- Siddiky in 2015
- Occupations: Writer, researcher and politician
- Father: Chowdhury Tanbir Ahmed Siddiky

= Chowdhury Irad Ahmed Siddiky =

Writer and researcher active in electoral politics

Chowdhury Irad Ahmed Siddiky is a Bangladeshi writer, researcher and politician. He has contested elections as an independent candidate and as a candidate of political parties.

Siddiky is the author of the 2003 book The Compromised Republic: An Inquiry into the Development of Underdevelopment, which concerns development economics and regional economic disparities in Bangladesh. He has also written a paper on Mahatma Gandhi's use of nonviolent resistance and the Indian independence movement.

Siddiky contested the 2015 Dhaka North City Corporation mayoral election and the Gazipur-1 constituency in the 2024 and 2026 parliamentary elections.

== Education ==

Siddiky attended St. Paul's School, Darjeeling. He received a Bachelor of Arts degree in history from Stony Brook University in 1997.

== Writing and research ==

Siddiky's book The Compromised Republic: An Inquiry into the Development of Underdevelopment was published in 2003. He also wrote "Mahatma Gandhi and the Prisoner's Dilemma: Strategic Civil Disobedience and Great Britain's Great Loss of Empire in India", a paper concerning Gandhi's civil disobedience and the Indian independence movement.

In 2008, he wrote "Recrossing the Stream" for Forum, a monthly magazine published by The Daily Star. The essay discussed dynastic politics in Bangladesh's major political parties.

== Political activity ==

In March 2009, ahead of the Dhaka City Corporation mayoral election, Siddiky alleged that BNP chairperson Khaleda Zia had sought Tk 5 crore in connection with party backing. The BNP rejected the allegation as baseless. At the same press conference, Siddiky said he would not be "servile to any dynasty", described himself as a BNP-minded independent candidate and presented a 76-point manifesto for Dhaka.

Siddiky contested the 2015 Dhaka North City Corporation mayoral election. In the 2024 parliamentary election, he contested Gazipur-1 as a candidate of Trinamool BNP.

In November 2025, Siddiky held a press conference in Gazipur in which he criticised the role of money in party nomination processes and said that politics had moved away from political ideals. He said he intended to contest the next parliamentary election as an independent candidate.

In the 2026 parliamentary election, Siddiky contested Gazipur-1 as a Bangladesh Labour Party candidate.

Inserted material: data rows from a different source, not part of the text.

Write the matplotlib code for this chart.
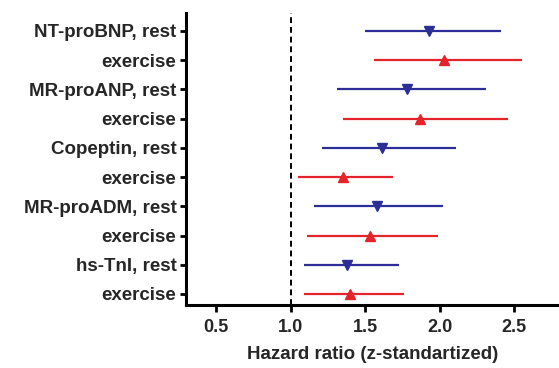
import numpy as np
import matplotlib.pyplot as plt

plt.rcParams['font.family'] = ['Liberation Sans', 'DejaVu Sans']

# biomarker rows, top to bottom
labels = ["NT-proBNP, rest", "exercise", "MR-proANP, rest", "exercise",
          "Copeptin, rest", "exercise", "MR-proADM, rest", "exercise",
          "hs-TnI, rest", "exercise"]
hr = [1.93, 2.03, 1.78, 1.87, 1.61, 1.35, 1.58, 1.53, 1.38, 1.40]
ci_low = [1.50, 1.56, 1.31, 1.35, 1.21, 1.05, 1.16, 1.11, 1.09, 1.09]
ci_high = [2.41, 2.55, 2.31, 2.46, 2.11, 1.69, 2.02, 1.99, 1.73, 1.76]
is_rest = [True, False] * 5

blue = "#2a2e96"
red = "#e3242b"
txt = "#262626"

fig = plt.figure(figsize=(5.59, 3.68), dpi=100)
ax = fig.add_axes([0.333, 0.171, 0.667, 0.794])

y = np.arange(len(labels))
for yi, h, lo, hi, rest in zip(y, hr, ci_low, ci_high, is_rest):
    c = blue if rest else red
    ax.plot([lo, hi], [yi, yi], color=c, lw=1.6, solid_capstyle='butt')
    ax.plot(h, yi, marker='v' if rest else '^', color=c, ms=7, mec=c)

ax.axvline(1.0, color='black', ls=(0, (3, 2)), lw=1.4)

ax.set_ylim(9.38, -0.62)
ax.set_xlim(0.3, 2.8)
ax.set_yticks(y)
ax.set_yticklabels(labels, fontsize=13.5, fontweight='bold', color=txt)
ax.set_xticks([0.5, 1.0, 1.5, 2.0, 2.5])
ax.set_xticklabels(["0.5", "1.0", "1.5", "2.0", "2.5"], fontsize=13,
                   fontweight='bold', color=txt)
ax.set_xlabel("Hazard ratio (z-standartized)", fontsize=13.5,
              fontweight='bold', color=txt, labelpad=7)

for side in ['top', 'right']:
    ax.spines[side].set_visible(False)
for side in ['left', 'bottom']:
    ax.spines[side].set_linewidth(2.2)
ax.tick_params(axis='y', width=2, length=4, pad=3)
ax.tick_params(axis='x', width=2, length=5, pad=5)

fig.savefig("out.png", dpi=100)
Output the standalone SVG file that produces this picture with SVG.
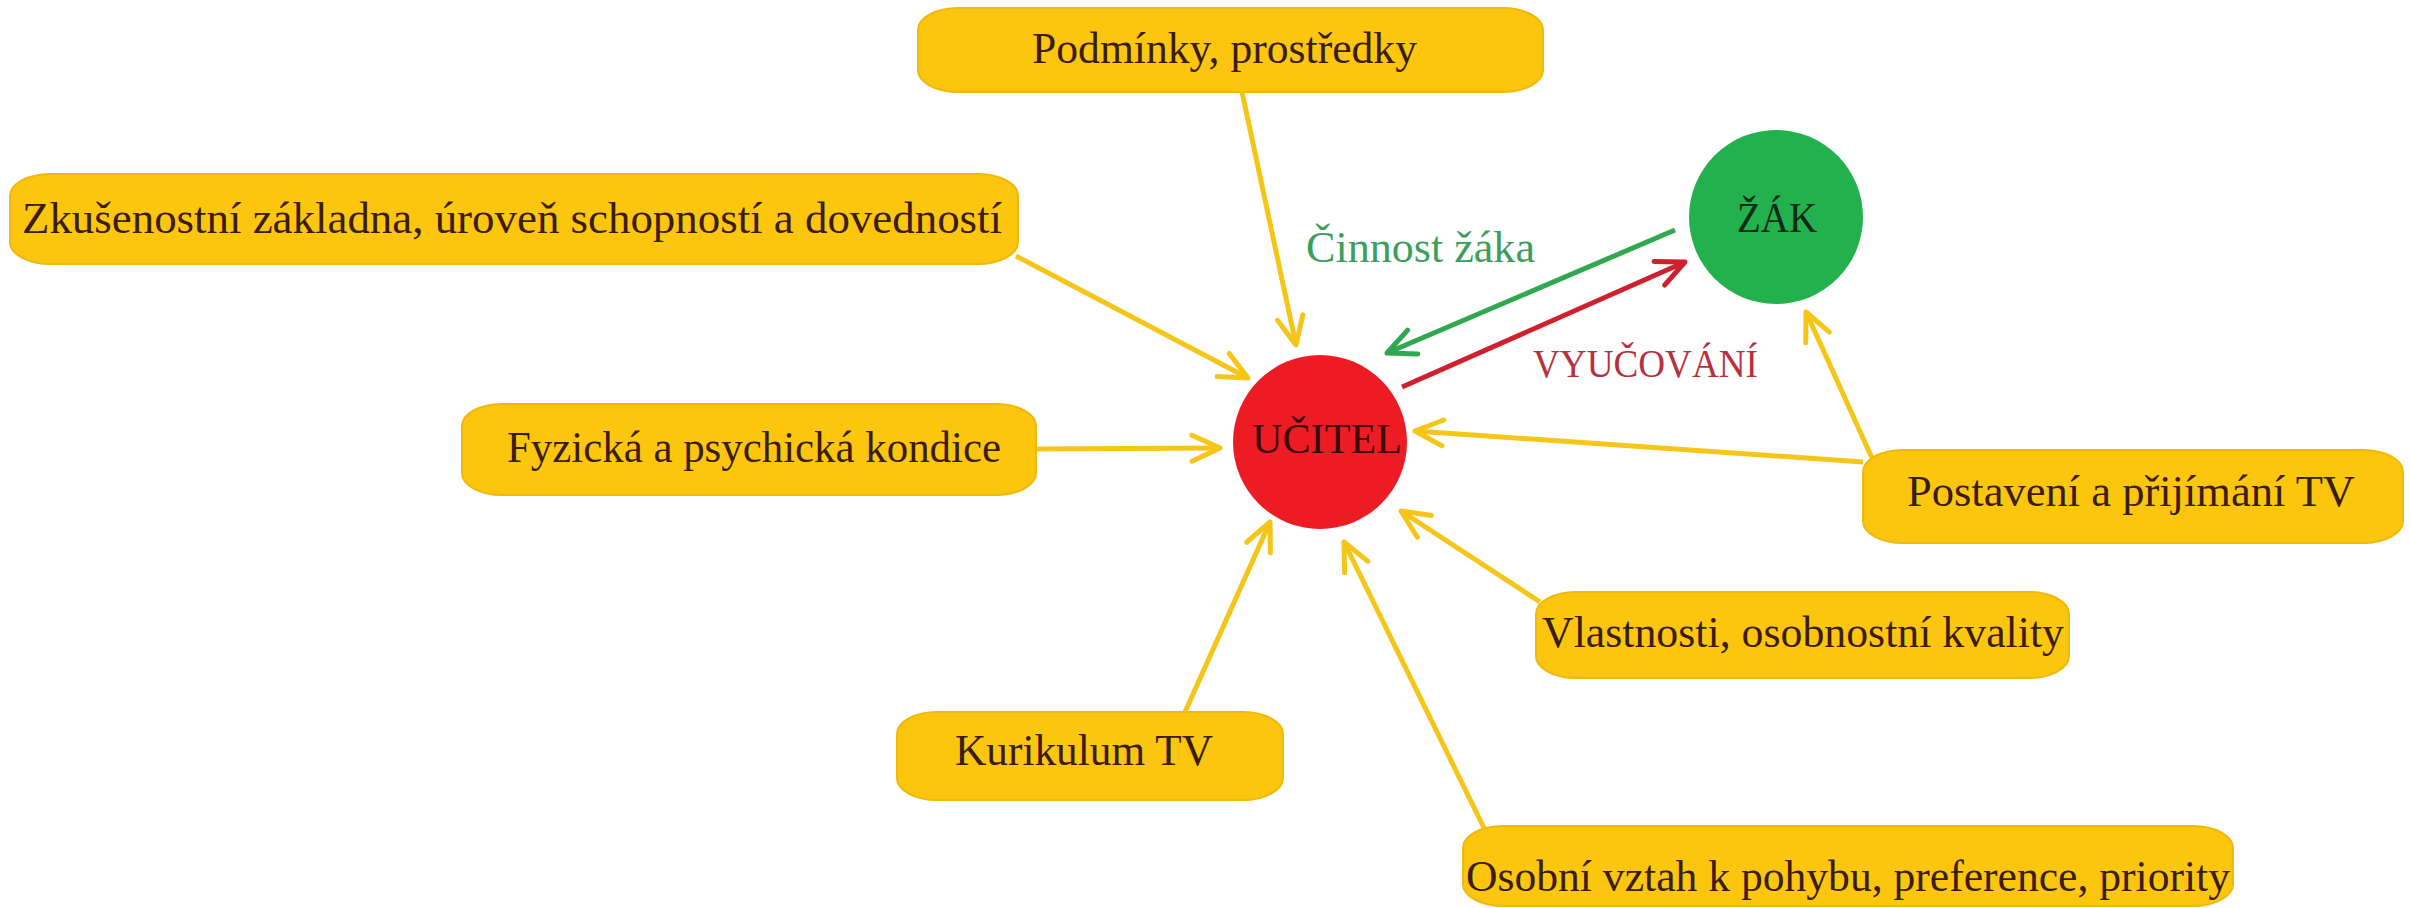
<svg xmlns="http://www.w3.org/2000/svg" width="2410" height="908" viewBox="0 0 2410 908">
<style>
.box{fill:#FCC60F;stroke:#F0B80A;stroke-width:2}
.t{font-family:"Liberation Serif","DejaVu Serif",serif;font-size:44px;fill:#3a1d0c}
.y{stroke:#F5C518;stroke-width:5;fill:none;marker-end:url(#ay)}
</style>
<defs>
<marker id="ay" markerUnits="userSpaceOnUse" markerWidth="40" markerHeight="40" viewBox="0 0 40 40" refX="36" refY="20" orient="auto"><path d="M8,7 L36,20 L8,33" fill="none" stroke="#F5C518" stroke-width="5" stroke-linecap="round" stroke-linejoin="round"/></marker>
<marker id="ag" markerUnits="userSpaceOnUse" markerWidth="40" markerHeight="40" viewBox="0 0 40 40" refX="36" refY="20" orient="auto"><path d="M8,7 L36,20 L8,33" fill="none" stroke="#2FA84F" stroke-width="5" stroke-linecap="round" stroke-linejoin="round"/></marker>
<marker id="ar" markerUnits="userSpaceOnUse" markerWidth="40" markerHeight="40" viewBox="0 0 40 40" refX="36" refY="20" orient="auto"><path d="M8,7 L36,20 L8,33" fill="none" stroke="#D0202E" stroke-width="5" stroke-linecap="round" stroke-linejoin="round"/></marker>
</defs>
<rect width="2410" height="908" fill="#ffffff"/>
<g id="connectors">
<line class="y" x1="1242" y1="92" x2="1296" y2="345"/>
<line class="y" x1="1016" y1="256" x2="1248" y2="378"/>
<line class="y" x1="1036" y1="449" x2="1220" y2="448"/>
<line class="y" x1="1185" y1="712" x2="1270" y2="522"/>
<line class="y" x1="1485" y1="830" x2="1344" y2="542"/>
<line class="y" x1="1540" y1="602" x2="1401" y2="511"/>
<line class="y" x1="1863" y1="462" x2="1415" y2="431"/>
<line class="y" x1="1872" y1="458" x2="1806" y2="312"/>
<line x1="1675" y1="230" x2="1387" y2="353" stroke="#2FA84F" stroke-width="5" marker-end="url(#ag)"/>
<line x1="1402" y1="387" x2="1685" y2="262" stroke="#D0202E" stroke-width="5" marker-end="url(#ar)"/>
<text x="1306" y="262" textLength="229" lengthAdjust="spacingAndGlyphs" style="font-family:'Liberation Serif','DejaVu Serif',serif;font-size:44px;fill:#3c9e5c">Činnost žáka</text>
<text x="1533" y="377" textLength="225" lengthAdjust="spacingAndGlyphs" style="font-family:'Liberation Serif','DejaVu Serif',serif;font-size:40px;fill:#B8303E">VYUČOVÁNÍ</text>
</g>
<g id="podminky">
<rect class="box" x="918" y="8" width="625" height="84" rx="40" ry="22"/>
<text class="t" x="1032" y="63" textLength="385" lengthAdjust="spacingAndGlyphs">Podmínky, prostředky</text>
</g>
<g id="zkusenostni">
<rect class="box" x="10" y="174" width="1008" height="90" rx="40" ry="22"/>
<text class="t" x="22" y="233" textLength="980" lengthAdjust="spacingAndGlyphs">Zkušenostní základna, úroveň schopností a dovedností</text>
</g>
<g id="fyzicka">
<rect class="box" x="462" y="404" width="574" height="91" rx="40" ry="22"/>
<text class="t" x="507" y="462" textLength="494" lengthAdjust="spacingAndGlyphs">Fyzická a psychická kondice</text>
</g>
<g id="kurikulum">
<rect class="box" x="897" y="712" width="386" height="88" rx="40" ry="22"/>
<text class="t" x="955" y="765" textLength="258" lengthAdjust="spacingAndGlyphs">Kurikulum TV</text>
</g>
<g id="osobni">
<rect class="box" x="1463" y="826" width="770" height="80" rx="40" ry="22"/>
<text class="t" x="1466" y="891" textLength="764" lengthAdjust="spacingAndGlyphs">Osobní vztah k pohybu, preference, priority</text>
</g>
<g id="vlastnosti">
<rect class="box" x="1536" y="592" width="533" height="86" rx="40" ry="22"/>
<text class="t" x="1542" y="647" textLength="522" lengthAdjust="spacingAndGlyphs">Vlastnosti, osobnostní kvality</text>
</g>
<g id="postaveni">
<rect class="box" x="1863" y="450" width="540" height="93" rx="40" ry="22"/>
<text class="t" x="1907" y="506" textLength="448" lengthAdjust="spacingAndGlyphs">Postavení a přijímání TV</text>
</g>
<g id="ucitel">
<circle cx="1320" cy="442" r="87" fill="#ED1C24"/>
<text x="1252" y="453" textLength="150" lengthAdjust="spacingAndGlyphs" style="font-family:'Liberation Serif','DejaVu Serif',serif;font-size:43px;fill:#3a0808">UČITEL</text>
</g>
<g id="zak">
<circle cx="1776" cy="217" r="87" fill="#22B14C"/>
<text x="1737" y="232" textLength="80" lengthAdjust="spacingAndGlyphs" style="font-family:'Liberation Serif','DejaVu Serif',serif;font-size:43px;fill:#0c2a14">ŽÁK</text>
</g>
</svg>
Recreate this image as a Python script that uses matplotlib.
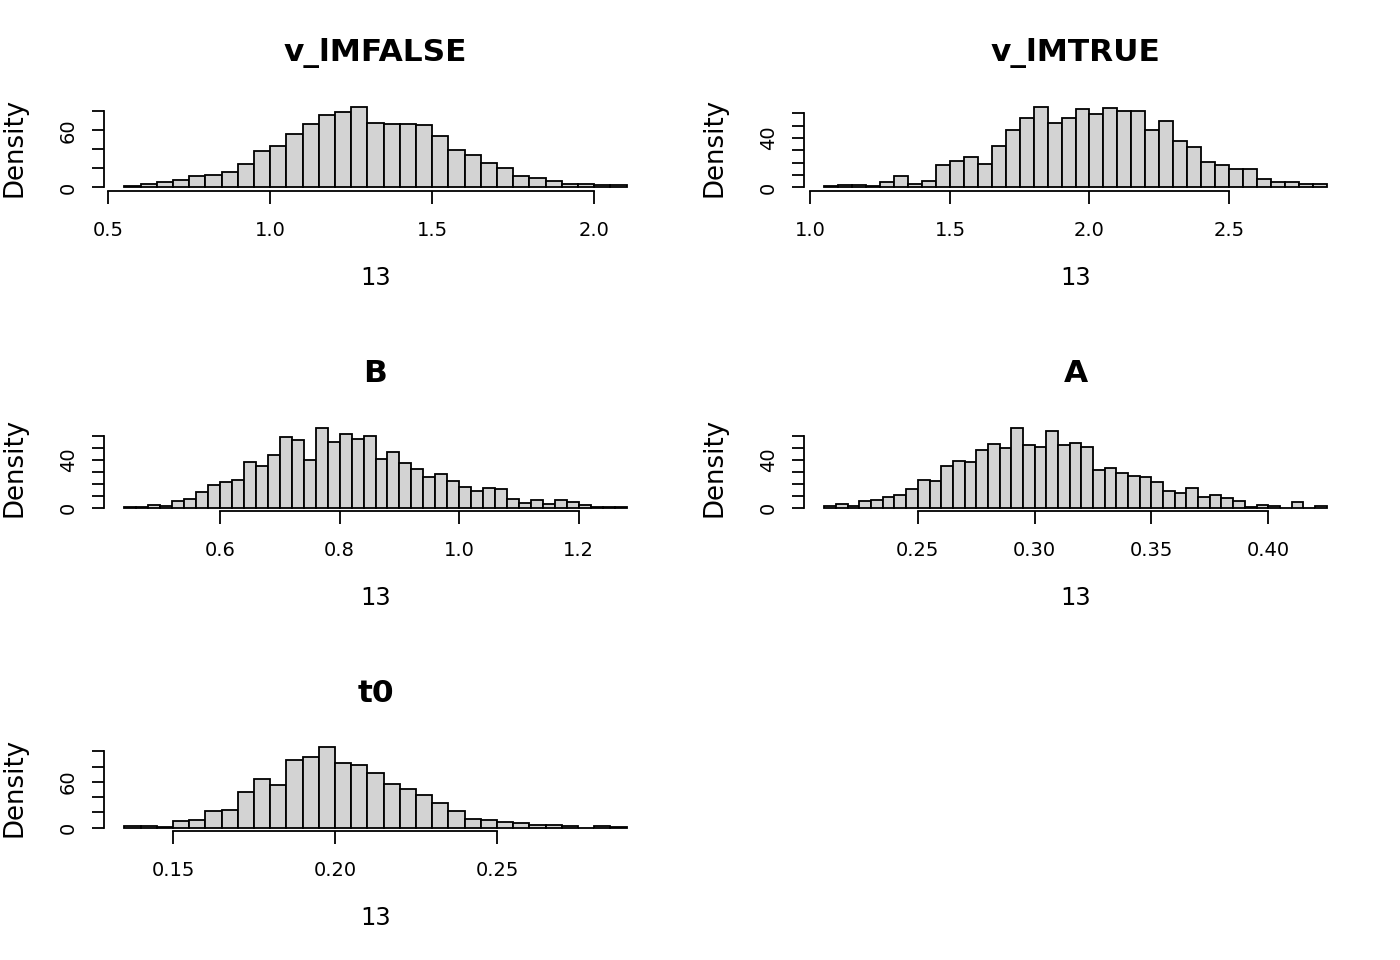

== Public-interest litigation ==

On 24 May 2009, a High Court bench comprising Justice Syed Refaat Ahmed and Justice Moinul Islam Chowdhury issued a rule following a writ petition filed by Siddiky concerning the Dhaka City Corporation mayoral election. The court asked the government and the Chief Election Commissioner to explain why the continued service of the existing mayor and commissioners should not be declared unlawful and why an immediate mayoral election should not be ordered.

== Legal proceedings ==

On 23 February 2017, the Counter Terrorism Unit of the Dhaka Metropolitan Police arrested Siddiky at Hazrat Shahjalal International Airport. BBC Bangla reported that the arrest was connected with a case filed the previous year at Kotwali police station under Section 57 of the Information and Communication Technology Act. The report also said that five cases had been filed against him at the time.

Freedom House reported that Siddiky had arrived in Bangladesh from the Netherlands and included his arrest in its 2017 report on internet freedom. Human Rights Watch later included the arrest in an annex concerning cases involving political criticism on social media.

In November 2024, the High Court quashed proceedings in a 2016 case filed under Section 57 of the Information and Communication Technology Act. Siddiky, Khaleda Zia and Tarique Rahman were among those accused in the case. The Daily Star reported that the ruling followed a petition filed by Siddiky in 2017.